Select the correct option. Write \( \sin \left(\frac{7 \pi}{12}\right) \cos \left(\frac{5 \pi}{12}\right) \) as a sum or difference. \( \begin{array}{ll}\frac{1}{2} \cos (\pi)-\frac{1}{2} \cos \left(\frac{\pi}{6}\right) & \frac{1}{2} \sin (\pi)+\frac{1}{2} \sin \left(\frac{\pi}{6}\right) \\ \frac{1}{2} \cos (\pi)+\frac{1}{2} \cos \left(\frac{\pi}{6}\right) & \frac{1}{2} \sin (\pi)-\frac{1}{2} \sin \left(\frac{\pi}{6}\right)\end{array} \)

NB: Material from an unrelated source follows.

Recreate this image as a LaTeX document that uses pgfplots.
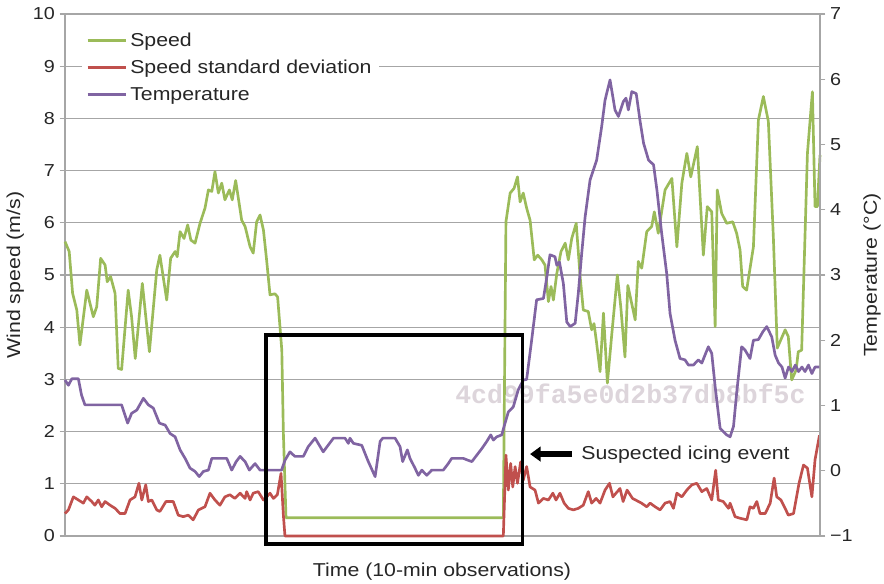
\documentclass[border=0pt]{standalone}
\usepackage{pgfplots}
\pgfplotsset{compat=1.18}
\usepackage{pgfplotstable}
\usetikzlibrary{arrows.meta}
\usepackage{fontspec}
\setmainfont{Liberation Sans}[FakeStretch=1.14]
\newfontfamily\hashfont{Liberation Mono}

\definecolor{spd}{HTML}{9BBB59}
\definecolor{sdev}{HTML}{C0504D}
\definecolor{tmp}{HTML}{8064A2}
\definecolor{gridc}{HTML}{A6A6A6}
\definecolor{wm}{HTML}{DDD5DB}

% Wind speed (m/s) per 10-min observation
\pgfplotstableread{
x y
0 5.64
1.6 5.45
2.9 4.65
4.5 4.33
5.7 3.66
8.3 4.71
10.8 4.20
12.1 4.39
13.6 5.32
15.3 5.19
16.1 4.87
17.4 4.97
19.1 4.65
20.3 3.21
21.6 3.19
24.1 4.71
25.4 4.20
26.8 3.40
29.5 4.84
32.2 3.53
35.0 5.10
36.2 5.38
38.8 4.52
40.3 5.32
42.0 5.45
42.8 5.35
43.9 5.83
45.4 5.70
46.8 5.96
48.0 5.67
49.6 5.61
51.5 5.99
53.4 6.28
54.7 6.63
56.0 6.60
57.2 6.98
58.5 6.57
59.8 6.76
61.0 6.44
62.7 6.63
63.8 6.44
65.1 6.81
67.4 6.05
68.7 5.93
70.6 5.54
71.8 5.42
73.1 6.02
74.4 6.15
75.7 5.86
76.9 5.29
78.2 4.62
80.1 4.64
81.1 4.58
82.0 4.01
82.7 3.56
83.3 1.97
84.3 0.35
167.2 0.35
168.2 6.02
169.8 6.57
171.3 6.66
172.6 6.88
173.6 6.40
174.8 6.57
176.1 6.28
177.4 6.05
179.0 5.29
180.3 5.38
181.9 5.29
183.1 5.19
184.4 4.49
185.4 4.78
186.3 4.52
187.6 5.03
189.2 5.45
190.8 5.61
192.0 5.29
193.3 5.70
195.0 5.99
196.5 4.97
197.7 4.33
199.6 4.30
200.9 3.95
201.8 4.07
202.8 3.69
204.1 3.15
205.4 4.27
206.9 2.93
208.6 3.88
210.7 5.00
212.0 4.39
213.6 3.43
214.7 4.80
217.5 4.14
218.7 5.26
220.0 5.13
221.9 5.83
223.8 5.93
224.8 6.21
226.3 5.80
228.9 6.63
231.5 6.85
233.4 5.54
235.3 6.76
237.2 7.33
238.7 6.88
241.2 7.46
243.5 5.38
245.0 6.31
246.7 6.21
248.0 4.01
248.8 6.63
250.5 6.18
252.4 5.99
254.7 6.02
256.2 5.80
257.5 5.48
258.5 4.78
260.0 4.71
262.6 5.54
264.5 7.97
266.4 8.42
268.3 7.94
270.2 5.73
271.7 3.60
274.7 3.95
275.9 3.82
277.2 2.99
278.9 3.18
279.7 3.53
281.0 3.56
283.2 7.33
285.1 8.51
286.1 6.31
287.0 6.31
288.0 7.30
}\speedtab

% Standard deviation of wind speed (m/s)
\pgfplotstableread{
x y
0 0.43
1.3 0.50
3.2 0.75
5.1 0.69
7.0 0.63
8.3 0.75
10.2 0.66
11.4 0.59
12.7 0.69
14.0 0.56
15.3 0.66
17.2 0.59
19.1 0.53
21.0 0.43
22.9 0.43
24.8 0.69
26.7 0.75
28.2 1.01
29.3 0.69
30.8 0.98
31.8 0.66
33.1 0.69
35.0 0.50
36.2 0.47
38.5 0.66
41.3 0.66
43.2 0.40
45.1 0.37
47.0 0.40
48.9 0.31
50.9 0.50
53.4 0.56
55.3 0.82
57.2 0.69
59.1 0.59
61.0 0.75
62.9 0.79
64.8 0.72
66.8 0.82
68.7 0.72
69.3 0.85
70.6 0.69
71.8 0.82
73.7 0.85
75.7 0.69
76.9 0.75
78.2 0.82
79.5 0.72
81.0 0.79
82.4 1.20
83.3 0.40
83.9 0.00
167.2 0.00
168.2 1.55
169.1 0.88
170.0 1.39
170.8 0.94
171.7 1.33
172.6 1.01
173.8 1.42
174.8 1.07
176.1 1.33
177.4 0.94
179.3 0.88
180.6 0.63
182.5 0.72
184.4 0.69
186.1 0.82
187.3 0.69
188.8 0.82
190.4 0.63
192.0 0.53
193.9 0.50
195.8 0.53
197.7 0.59
199.6 0.85
200.9 0.63
202.6 0.72
204.1 0.63
206.0 0.88
207.7 1.01
209.0 0.75
211.7 0.91
212.9 0.66
214.4 0.88
216.5 0.72
219.9 0.63
221.9 0.56
223.2 0.63
225.1 0.56
227.0 0.50
228.9 0.63
230.8 0.66
232.1 0.53
233.4 0.82
235.3 0.75
237.2 0.88
239.1 0.98
241.0 1.01
242.9 0.85
244.8 0.91
246.7 0.69
248.2 1.26
249.2 0.69
251.1 0.66
253.1 0.53
253.7 0.63
255.6 0.37
257.5 0.34
260.1 0.31
261.3 0.56
262.6 0.53
263.9 0.66
265.1 0.43
267.1 0.43
269.0 0.63
270.5 1.11
271.5 0.75
273.1 0.69
274.7 0.53
275.9 0.40
277.9 0.43
280.0 1.01
281.7 1.36
283.2 1.30
284.9 0.75
286.1 1.46
287.8 1.93
}\sdevtab

% Air temperature (deg C)
\pgfplotstableread{
x y
0 1.39
1.3 1.31
2.6 1.41
5.1 1.41
6.3 1.16
7.6 1.01
21.6 1.01
22.9 0.85
23.9 0.73
25.4 0.88
27.4 0.93
29.9 1.11
31.8 1.01
33.7 0.96
36.0 0.73
38.2 0.70
40.1 0.57
42.0 0.52
43.9 0.32
45.8 0.19
47.7 0.04
49.6 -0.01
51.2 -0.09
52.8 -0.01
54.7 0.01
56.0 0.19
61.7 0.19
63.6 0.01
65.3 0.14
66.8 0.22
68.7 0.14
70.3 0.01
72.5 0.11
74.4 0.01
82.6 0.01
83.9 0.16
85.8 0.29
87.7 0.22
90.9 0.22
92.8 0.37
95.4 0.50
98.5 0.29
102.4 0.50
106.8 0.50
108.1 0.42
108.7 0.50
110.0 0.42
113.2 0.39
115.7 0.14
118.3 -0.09
120.2 0.45
121.2 0.50
125.9 0.50
127.8 0.37
128.8 0.14
130.6 0.32
131.6 0.19
133.5 0.04
134.8 -0.07
136.1 0.01
138.0 -0.07
139.9 0.01
144.3 0.01
146.2 0.11
147.5 0.19
151.9 0.19
153.8 0.16
155.2 0.14
157.1 0.24
159.0 0.34
160.9 0.45
162.4 0.55
163.4 0.47
164.7 0.52
166.6 0.55
167.5 0.68
169.1 0.90
171.0 0.98
172.9 1.24
174.8 1.39
176.1 1.40
178.0 2.00
179.9 2.62
182.5 2.64
183.8 2.97
185.0 3.31
186.9 3.28
187.6 3.15
188.6 3.20
190.1 2.87
191.4 2.28
192.7 2.21
194.6 2.26
195.8 2.72
197.1 3.33
198.4 3.89
200.3 4.46
202.8 4.76
204.7 5.27
206.0 5.68
207.9 5.99
209.8 5.53
211.1 5.43
213.0 5.66
214.0 5.71
214.9 5.53
216.2 5.81
217.9 5.78
219.4 5.35
220.7 5.02
222.6 4.76
224.5 4.69
225.8 4.30
227.6 3.64
229.5 3.03
230.8 2.41
232.7 2.00
234.6 1.72
236.5 1.70
237.8 1.62
239.7 1.62
241.6 1.70
242.9 1.65
245.4 1.90
246.7 1.80
248.0 1.29
249.9 0.65
252.4 0.55
253.7 0.52
255.0 0.68
256.2 1.19
258.1 1.90
259.4 1.85
261.3 1.72
262.6 2.00
264.5 2.01
266.2 2.13
267.7 2.21
269.6 2.05
270.9 1.77
272.2 1.65
273.5 1.59
274.7 1.42
276.0 1.59
277.3 1.52
278.6 1.62
279.8 1.52
281.1 1.59
282.3 1.52
283.6 1.62
284.9 1.49
286.1 1.59
287.8 1.59
}\temptab

\pgfplotsset{
  common/.style={
    at={(48.75pt,-402pt)}, anchor=south west,
    scale only axis, width=566.25pt, height=391.5pt,
    xmin=0, xmax=288, xtick=\empty,
    clip=false,
    axis line style={gridc, line width=1pt, -},
    tick style={gridc, line width=1pt},
    tick align=outside, major tick length=4pt,
    ticklabel style={font=\fontsize{13}{15}\selectfont, text=black!85},
    label style={font=\fontsize{14}{16}\selectfont, text=black!85},
  },
}

\begin{document}
\begin{tikzpicture}
\useasboundingbox (0,0) rectangle (663pt,-438pt);

% light hash stamp behind the curves
\node[anchor=base west, inner sep=0pt, text=wm, font=\hashfont\bfseries\fontsize{19.9}{22}\selectfont]
  at (341.25pt,-302.25pt) {4cd99fa5e0d2b37db8bf5c};

\begin{axis}[common,
  ymin=0, ymax=10,
  ytick={0,1,...,10}, yticklabels={0,1,2,3,4,5,6,7,8,9,10},
  axis x line*=bottom, axis y line*=left,
  ymajorgrids, grid style={gridc, line width=1pt},
  xlabel={Time (10-min observations)},
  xlabel style={at={(axis description cs:0.4993,-0.069)}, anchor=center},
  ylabel={Wind speed (m/s)},
  ylabel style={at={(axis description cs:-0.066,0.5)}, anchor=center},
]
\addplot[spd, line width=2pt, line join=round] table {\speedtab};
\addplot[sdev, line width=2pt, line join=round] table {\sdevtab};
\coordinate (boxA) at (axis cs:76.7,3.85);
\coordinate (boxB) at (axis cs:174.6,-0.153);
\coordinate (arrTip) at (axis cs:177.4,1.57);
\coordinate (arrEnd) at (axis cs:193.4,1.57);
\coordinate (noteAt) at (axis cs:196.9,1.456);
\end{axis}

\begin{axis}[common,
  ymin=-1, ymax=7,
  ytick={-1,0,...,7}, yticklabels={−1,0,1,2,3,4,5,6,7},
  axis x line=none, axis y line*=right,
  ylabel={Temperature (°C)},
  ylabel style={at={(axis description cs:1.069,0.5)}, anchor=center, rotate=0},
  legend style={
    at={(rel axis cs:0.0225,0.975)}, anchor=north west,
    draw=none, fill=white, inner xsep=3pt, inner ysep=1.5pt,
    row sep=3.8pt,
    font=\fontsize{14}{16}\selectfont, text=black!85,
    nodes={inner sep=2.5pt},
  },
  legend cell align=left,
  legend image code/.code={%
    \path (0pt,0pt) -- (28.5pt,0pt);
    \draw[#1] (1.5pt,0pt) -- (25.5pt,0pt);},
]
\addlegendimage{spd, line width=2pt}
\addlegendentry{Speed}
\addlegendimage{sdev, line width=2pt}
\addlegendentry{Speed standard deviation}
\addplot[tmp, line width=2pt, line join=round] table {\temptab};
\addlegendentry{Temperature}
\end{axis}

% frame around the zero-speed stretch and its note
\draw[black, line width=2.5pt] (boxA) rectangle (boxB);
\draw[black, line width=4.5pt, -{Triangle[length=8pt,width=11pt]}] (arrEnd) -- (arrTip);
\node[anchor=base west, inner sep=0pt, font=\fontsize{14}{16}\selectfont, text=black!85] at (noteAt) {Suspected icing event};
\end{tikzpicture}
\end{document}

To rewrite \( \sin \left(\frac{7 \pi}{12}\right) \cos \left(\frac{5 \pi}{12}\right) \) as a sum or difference, we can use the product-to-sum identities. The specific identity we need is: \[ \sin a \cos b = \frac{1}{2} \left( \sin(a + b) + \sin(a - b) \right). \] In our case, let \( a = \frac{7\pi}{12} \) and \( b = \frac{5\pi}{12} \). Thus, applying the identity: \[ \sin \left(\frac{7 \pi}{12}\right) \cos \left(\frac{5 \pi}{12}\right) = \frac{1}{2} \left( \sin\left(\frac{7\pi}{12} + \frac{5\pi}{12}\right) + \sin\left(\frac{7\pi}{12} - \frac{5\pi}{12}\right) \right). \] Calculating the angles: \[ \frac{7\pi}{12} + \frac{5\pi}{12} = \frac{12\pi}{12} = \pi, \] \[ \frac{7\pi}{12} - \frac{5\pi}{12} = \frac{2\pi}{12} = \frac{\pi}{6}. \] Therefore, substituting back: \[ \sin \left(\frac{7 \pi}{12}\right) \cos \left(\frac{5 \pi}{12}\right) = \frac{1}{2} \left( \sin(\pi) + \sin\left(\frac{\pi}{6}\right) \right). \] Since \(\sin(\pi) = 0\) and \(\sin\left(\frac{\pi}{6}\right) = \frac{1}{2}\), the expression simplifies to: \[ \frac{1}{2} \left( 0 + \frac{1}{2} \right) = \frac{1}{4}. \] Now checking the options provided, we see that the correct answer is: \(\frac{1}{2} \sin(\pi) + \frac{1}{2} \sin\left(\frac{\pi}{6}\right)\). So, the correct option is: \(\frac{1}{2} \sin(\pi)+\frac{1}{2} \sin \left(\frac{\pi}{6}\right)\).